Welcome to the sourceforge site of KekeDB
To the project page
Here is an cut n' paste of KekeDB's README
4. Command Reference
5. Using client library
KekeDB is a simple database server using SQL like
query language aimed for embedded linux systems.
It's main goals are to be as tiny as possible with
minimal set of features. It is based on Berkelys
libdb1 to provide a reliable backend for saving data
We use it on a etrax 100 lx risc processor from
Axis communications. It performs pretty well with
about 10 000 records in a single table.
The size of the binary on our target system is about
20kB together with ripped down version of libdb it fits
into under 50kB. KekeDB uses only btree from db1 so
other access methods can be ripped of while porting to
All this stuff is published under GPL license.
KekeDB was designed to meet our database needs in our
embended systems. It lacks many features common in
other database systems, but I hope I will have enough
time implement most of someday.
If you find my server usefull but think that it lacks
some important features, feel free to implement them.
4. Command Reference
create: Creates a new table.
"create table tampere"
This is the first of the odd things I have
coded here. The tables lack the structure!
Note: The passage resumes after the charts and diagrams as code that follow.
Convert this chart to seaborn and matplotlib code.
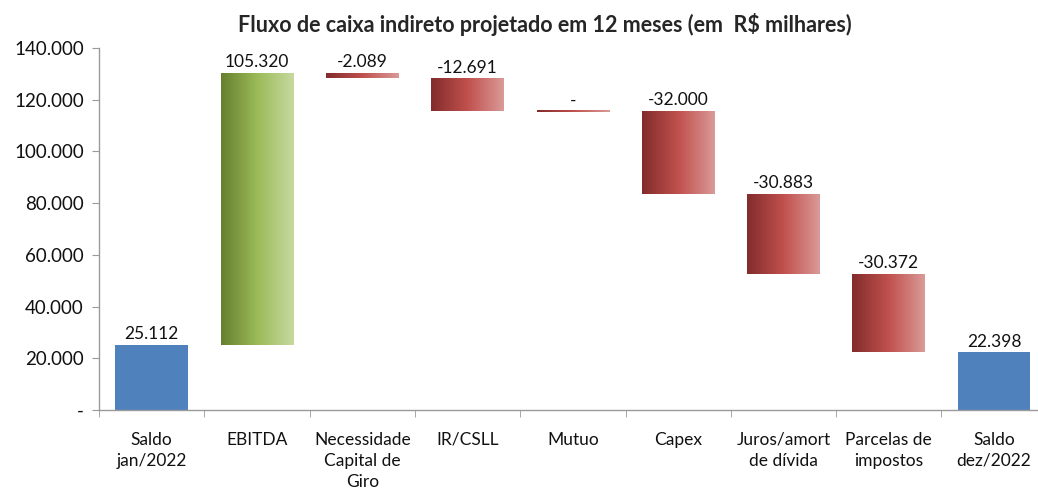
import numpy as np
import pandas as pd
import seaborn as sns
import matplotlib.pyplot as plt
from matplotlib.colors import LinearSegmentedColormap
from matplotlib.ticker import FuncFormatter

categorias = ["Saldo\njan/2022", "EBITDA", "Necessidade\nCapital de\nGiro", "IR/CSLL", "Mutuo",
              "Capex", "Juros/amort\nde dívida", "Parcelas de\nimpostos", "Saldo\ndez/2022"]
valores = [25112, 105320, -2089, -12691, 0, -32000, -30883, -30372, 22398]
tipo = ["total", "pos", "neg", "neg", "neg", "neg", "neg", "neg", "total"]


def fmt(v):
    if v == 0:
        return "-"
    return f"{v:,.0f}".replace(",", ".")


# bases do waterfall
bases = []
acum = 0
for v, t in zip(valores, tipo):
    if t == "total":
        bases.append(0)
        acum = v
    else:
        if v >= 0:
            bases.append(acum)
        else:
            bases.append(acum + v)
        acum += v

tab = pd.DataFrame({"cat": categorias, "alt": np.abs(valores), "base": bases, "tipo": tipo})

sns.set_style("white")
plt.rcParams["font.family"] = ["Lato", "DejaVu Sans"]

fig = plt.figure(figsize=(10.38, 4.95), dpi=100)
ax = fig.add_axes([0.0954, 0.1717, 0.913, 0.7313])

sns.barplot(data=tab, x="cat", y="alt", color="#4F81BD", width=0.69, ax=ax, saturation=1)

verde = LinearSegmentedColormap.from_list("v", ["#667F2E", "#9BBB59", "#C6D9A0"])
verm = LinearSegmentedColormap.from_list("r", ["#822C2C", "#C0504D", "#DA9A98"])
grad = np.linspace(0, 1, 256).reshape(1, -1)

for i, p in enumerate(ax.patches):
    b = tab["base"][i]
    h = tab["alt"][i]
    t = tab["tipo"][i]
    p.set_y(b)
    p.set_linewidth(0)
    if t != "total":
        x0 = p.get_x()
        w = p.get_width()
        cm = verde if t == "pos" else verm
        if h == 0:
            p.set_height(500)
            p.set_y(b - 250)
            h2 = 500
            b2 = b - 250
        else:
            h2 = h
            b2 = b
        p.set_facecolor("none")
        im = ax.imshow(grad, cmap=cm, aspect="auto", extent=[x0, x0 + w, b2, b2 + h2],
                       interpolation="bicubic", zorder=2)
        im.set_clip_path(p)
    topo = b + h
    ax.text(i, topo + 1000, fmt(valores[i]), ha="center", va="bottom", fontsize=12.5, color="#111111")

ax.set_xlim(-0.5, 8.5)
ax.set_ylim(0, 140000)
ax.set_yticks(np.arange(0, 140001, 20000))
ax.yaxis.set_major_formatter(FuncFormatter(lambda v, pos: fmt(v)))
ax.set_xlabel("")
ax.set_ylabel("")

for s in ["top", "right"]:
    ax.spines[s].set_visible(False)
for s in ["left", "bottom"]:
    ax.spines[s].set_color("#9A9A9A")
    ax.spines[s].set_linewidth(1)

ax.tick_params(axis="y", which="major", left=True, length=5, color="#9A9A9A", labelsize=13.5,
               labelcolor="#111111", pad=6)
ax.set_xticks(range(len(categorias)), categorias, linespacing=1.42)
ax.tick_params(axis="x", which="major", bottom=False, labelsize=12.5, labelcolor="#111111", pad=12)
ax.set_xticks(np.arange(-0.5, 8.6, 1), minor=True)
ax.tick_params(axis="x", which="minor", bottom=True, length=5, color="#9A9A9A")

ax.set_title("Fluxo de caixa indireto projetado em 12 meses (em  R$ milhares)",
             fontsize=15.5, fontweight="bold", x=0.47, y=1.02)

fig.savefig("out.png", dpi=100)
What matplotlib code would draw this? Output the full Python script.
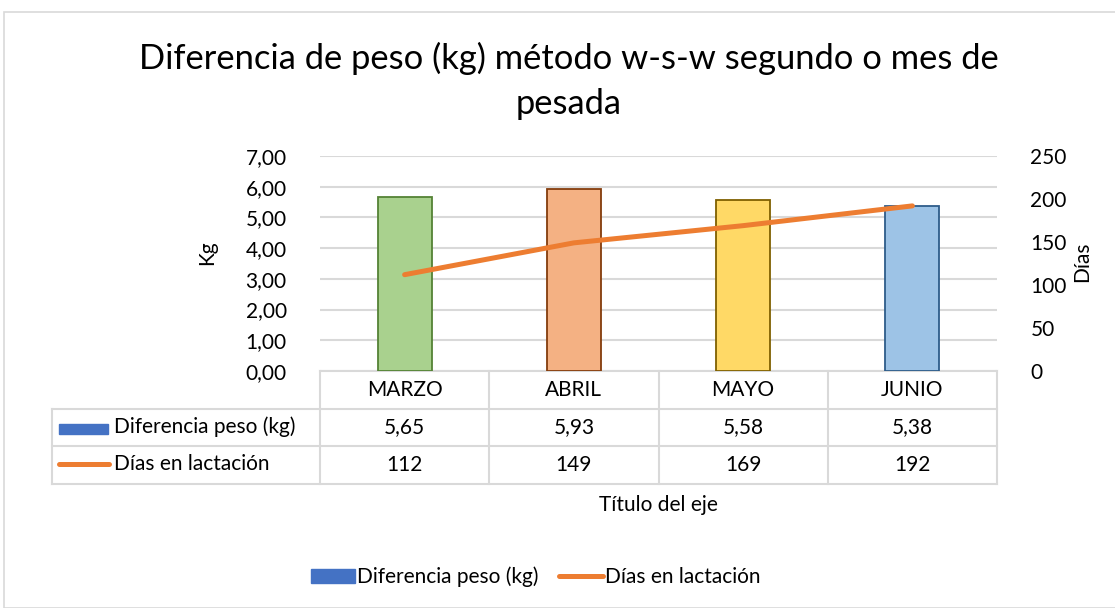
import matplotlib.pyplot as plt
import matplotlib.patches as mpatches
from matplotlib.lines import Line2D
import matplotlib.transforms as mtrans

plt.rcParams['font.family'] = ['Lato', 'DejaVu Sans']

meses = ['MARZO', 'ABRIL', 'MAYO', 'JUNIO']
dif_peso = [5.65, 5.93, 5.58, 5.38]
dias_lact = [112, 149, 169, 192]
kg_ticks = [0, 1, 2, 3, 4, 5, 6, 7]
dias_ticks = [0, 50, 100, 150, 200, 250]

bar_fill = ['#A9D18E', '#F4B183', '#FFD966', '#9DC3E6']
bar_edge = ['#548235', '#843C0C', '#7F6000', '#2E5C8A']
azul = '#4472C4'
naranja = '#ED7D31'
gris = '#D9D9D9'
fs = 15

W, H = 1115, 608
fig = plt.figure(figsize=(W / 100, H / 100), dpi=100)

# borde del grafico
fig.patches.append(mpatches.Rectangle((4 / W, 0), 1.2, 1 - 12 / H, transform=fig.transFigure,
                                      fill=False, edgecolor=gris, linewidth=1.2))

ax = fig.add_axes([320 / W, 1 - 371 / H, (997 - 320) / W, (371 - 156) / H])
x = list(range(len(meses)))
ax.bar(x, dif_peso, width=0.32, color=bar_fill, edgecolor=bar_edge, linewidth=1.3, zorder=3)
ax.set_xlim(-0.5, len(meses) - 0.5)
ax.set_ylim(0, 7)
ax.set_yticks(kg_ticks)
ax.set_yticklabels([f'{v:.2f}'.replace('.', ',') for v in kg_ticks], fontsize=fs)
ax.set_xticks([])
ax.tick_params(axis='y', length=0, pad=24)
ax.grid(axis='y', color=gris, linewidth=1.5, zorder=0)
for s in ax.spines.values():
    s.set_visible(False)

ax2 = ax.twinx()
ax2.plot(x, dias_lact, color=naranja, linewidth=3.6, solid_capstyle='round', zorder=4)
ax2.set_ylim(0, 250)
ax2.set_yticks(dias_ticks)
ax2.set_yticklabels([str(v) for v in dias_ticks], fontsize=fs)
ax2.tick_params(axis='y', length=0, pad=24)
for s in ax2.spines.values():
    s.set_visible(False)

# tabla de datos
tr = mtrans.blended_transform_factory(ax.transData, ax.transAxes)
row_h = 37.7 / (371 - 156)
x_left = -0.5 - (320 - 52) / ((997 - 320) / 4)
x_right = len(meses) - 0.5
tops = [0, -row_h, -2 * row_h, -3 * row_h]
kw = dict(color=gris, linewidth=1.5, transform=tr, clip_on=False)
ax.add_line(Line2D([-0.5, x_right], [0, 0], **kw))
for yy in tops[1:]:
    ax.add_line(Line2D([x_left, x_right], [yy, yy], **kw))
ax.add_line(Line2D([x_left, x_left], [tops[1], tops[3]], **kw))
for i in range(len(meses) + 1):
    ax.add_line(Line2D([i - 0.5, i - 0.5], [0, tops[3]], **kw))
for i, m in enumerate(meses):
    ax.text(i, -0.5 * row_h, m, ha='center', va='center', fontsize=fs, transform=tr)
    ax.text(i, -1.5 * row_h, f'{dif_peso[i]:.2f}'.replace('.', ','), ha='center', va='center',
            fontsize=fs, transform=tr)
    ax.text(i, -2.5 * row_h, str(dias_lact[i]), ha='center', va='center', fontsize=fs, transform=tr)

# claves de leyenda en la tabla
fig.patches.append(mpatches.Rectangle((59 / W, 1 - 434 / H), 49 / W, 10 / H,
                                      transform=fig.transFigure, color=azul))
fig.lines.append(Line2D([59 / W, 109 / W], [1 - 464 / H] * 2, transform=fig.transFigure,
                        color=naranja, linewidth=3.6, solid_capstyle='round'))
fig.text(114 / W, 1 - 427 / H, 'Diferencia peso (kg)', ha='left', va='center', fontsize=fs)
fig.text(114 / W, 1 - 464 / H, 'Días en lactación', ha='left', va='center', fontsize=fs)

# titulos
fig.text(569 / W, 1 - 81 / H, 'Diferencia de peso (kg) método w-s-w segundo o mes de\npesada',
         ha='center', va='center', fontsize=24.8, linespacing=1.5)
fig.text(207 / W, 1 - 253 / H, 'Kg', rotation=90, ha='center', va='center', fontsize=fs)
fig.text(1082 / W, 1 - 262 / H, 'Días', rotation=90, ha='center', va='center', fontsize=fs)
fig.text(658 / W, 1 - 505 / H, 'Título del eje', ha='center', va='center', fontsize=fs)

# leyenda inferior
handles = [mpatches.Patch(color=azul, label='Diferencia peso (kg)'),
           Line2D([], [], color=naranja, linewidth=3.6, solid_capstyle='round',
                  label='Días en lactación')]
fig.legend(handles=handles, loc='center', bbox_to_anchor=(536 / W, 1 - 577 / H), ncol=2,
           frameon=False, fontsize=fs, handlelength=2.1, handletextpad=0.1, columnspacing=1.0)

fig.savefig('out.png', dpi=100)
Every field is refered by a number. That can
be defined in client program.
(reduces the size of binaries ;-) )
Each record can have unlimited number of
records not affecting the size occupied by other
records. So you can easily save an list to a record :-)
And there are no datatypes. Except the key field that
I will explain when discussing about inserts.
Table data will be stored to /var/db
I had some problems with config files so this is
a hardcoded path. Can be hack in sqlroutines.c:138
drop: removes a table from databasesystem
"drop table tampere"
insert: Inserts some to table
"insert into tampere values (10,'matti''s pizza';'teppo')"
^ see quatation
This creates a new record with three fields.
Server makes no differens between datatypes
and records can vary in the number of fields.
Only exception to this is the key field.
Most databases include a generated key value as the
first field so for performance and tiny size I decided
to hardcode the first field to be an integer key.
insert trows an error if key exits.
set: Just like insert except the fact that if record
with same key exists it is overriden.
delete: deletes records from a table
"delete from tampere where 1 = 'matti'"
Removes record whose second field has value
'matti' in it.
** Remeber! Just like standard SQL-implementations
also kekedb will empty the whole table
if you give a delete command without a where
clouse like 'delete * from tampere' **
Usage of where clouse will be explained later.
select: picks up some records from a table
"select * from tampere where 1 = 'matti'"
This will return all records that has
the value 'matti' in the second field.
where clouse is used together with the commands
'delete' and 'select'. It is used restrict the number
of records the command effects on, like in examples
above. Unlike normal SQL, this where supports no
field names, only field numbers, only constants
allowed are string constants and reserved word 'like'
is replaced with a slightly different operator 'loves'.
Few examples will give an idea of the usage:
select * from tampere where 1 = 'matti' and 2<'teppo'
Selects from table tampere, the records with
second field 'matti' and the third field alphabetically
less than 'teppo'.
select * from tampere where 1 = 'matti' or <=100
Selects records from table tampere with first field 'matti' and third field numerically less than or
equal to 100. This has no efect to performance but
lexical and numerical orders can be different.
delete from tampere where 1 loves 'ma'
removes from table tampere records with
an occurance of string 'ma' in the second
delete from tamprea where (1 = 'matti' or 'turo' = 1) and 2<'teppo'
removes records wich has value 'matti' or 'turo'
in the second field and third field less than
Reseved words: (another of a and b is a field # another constant)
a = b: a is equal to b
a > b: a is creater than b
a < b: a is less than b
a <= b: a is less than or equal to b
a >= b: a is creater than or equal to b
a loves b: a is a substing of b
and: logical and for operators above
or: logical or for operators above
5. Using client library
To access kekedb from your c-code you
have to include sqlclient.h header file
and link libsqlc to your binary.
From your code you then call sqlquery function
that takes two string arguments. The IP address of the
server and the query to be executed and returns
a linked list of the records matching the query.
Example code see sqlclienttester.c in the tar ball.